Rural communities and farm and forest landowners need to be involved. That is because there are questions yet to be answered. For example:
- Can landowners be paid for environmental services in traditional farm or forestry activities without removing significant portions of the land base from natural resource production?
- Can such markets take advantage of lands that are only marginal for farming or forestry but highly valuable for environmental services and avoid removing high quality land from production—often with less environmental benefit?
- Will such markets make farmers more dependant on government—or less so?

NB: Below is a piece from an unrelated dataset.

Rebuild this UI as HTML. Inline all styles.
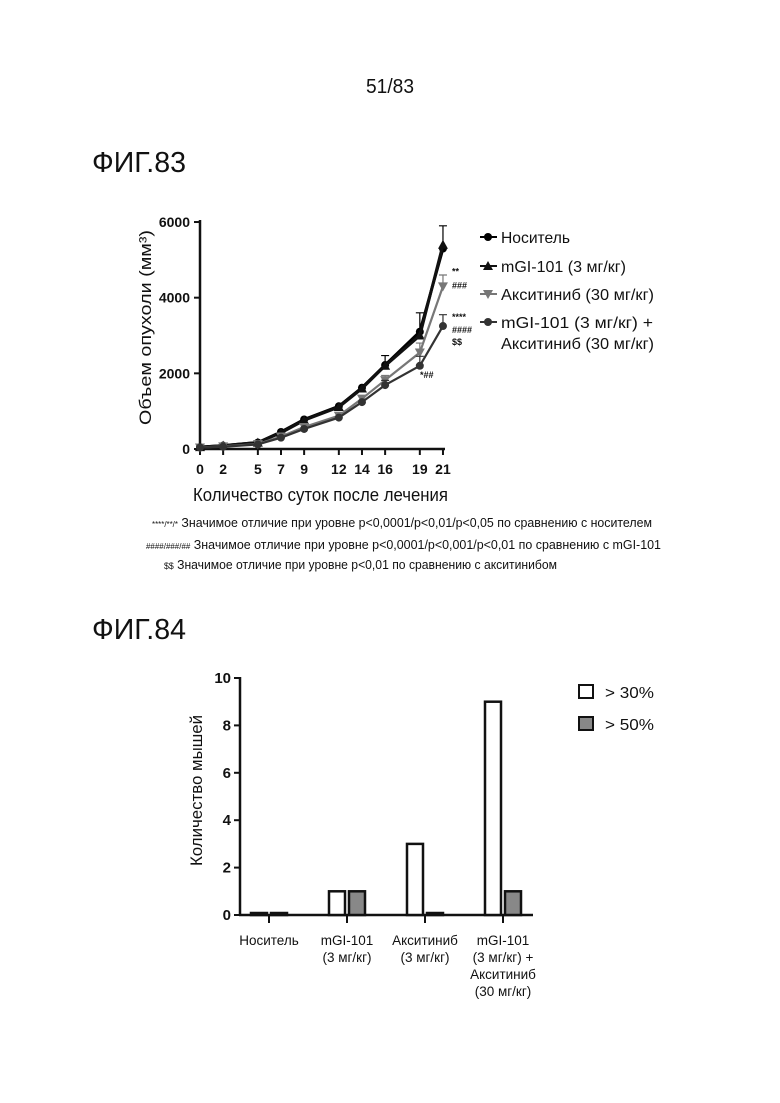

- Is there a willingness/commitment by the public to seriously facilitate markets and assure payment for these services over time? Is there a risk that lands, once committed to these new purposes, will be difficult to later restore to traditional activities?
- Can such programs be funded consistently over time? Or will the willingness to pay for ecosystem services evaporate and the expectations and performance standards they create evolve, instead, into costly environmental regulations?
- Will such a system be open and fair? Will it be the result of an open, well-understood marketplace and non-compulsory, arms-length transactions that accurately value the services provided and properly drive the price paid? Or will there be indirect regulatory pressure?
- Will such a system benefit only a few, or can the benefits be spread, even if unevenly, as broadly as possible across the industry so that support for the system does not become divisive in the political arena?
- What other kinds of current support will our farmers and foresters be expected to forgo as a condition of obtaining opportunity to participate in such a marketplace?
Securing the right answers will not occur without active involvement by our private farm and forest landowners and by organizations with rural roots. If such organizations do become involved and if these new programs are well designed to serve the needs of the landowners we hope will use them, than these new ecosystem services markets could help secure a stable and prosperous future for our state’s rural communities.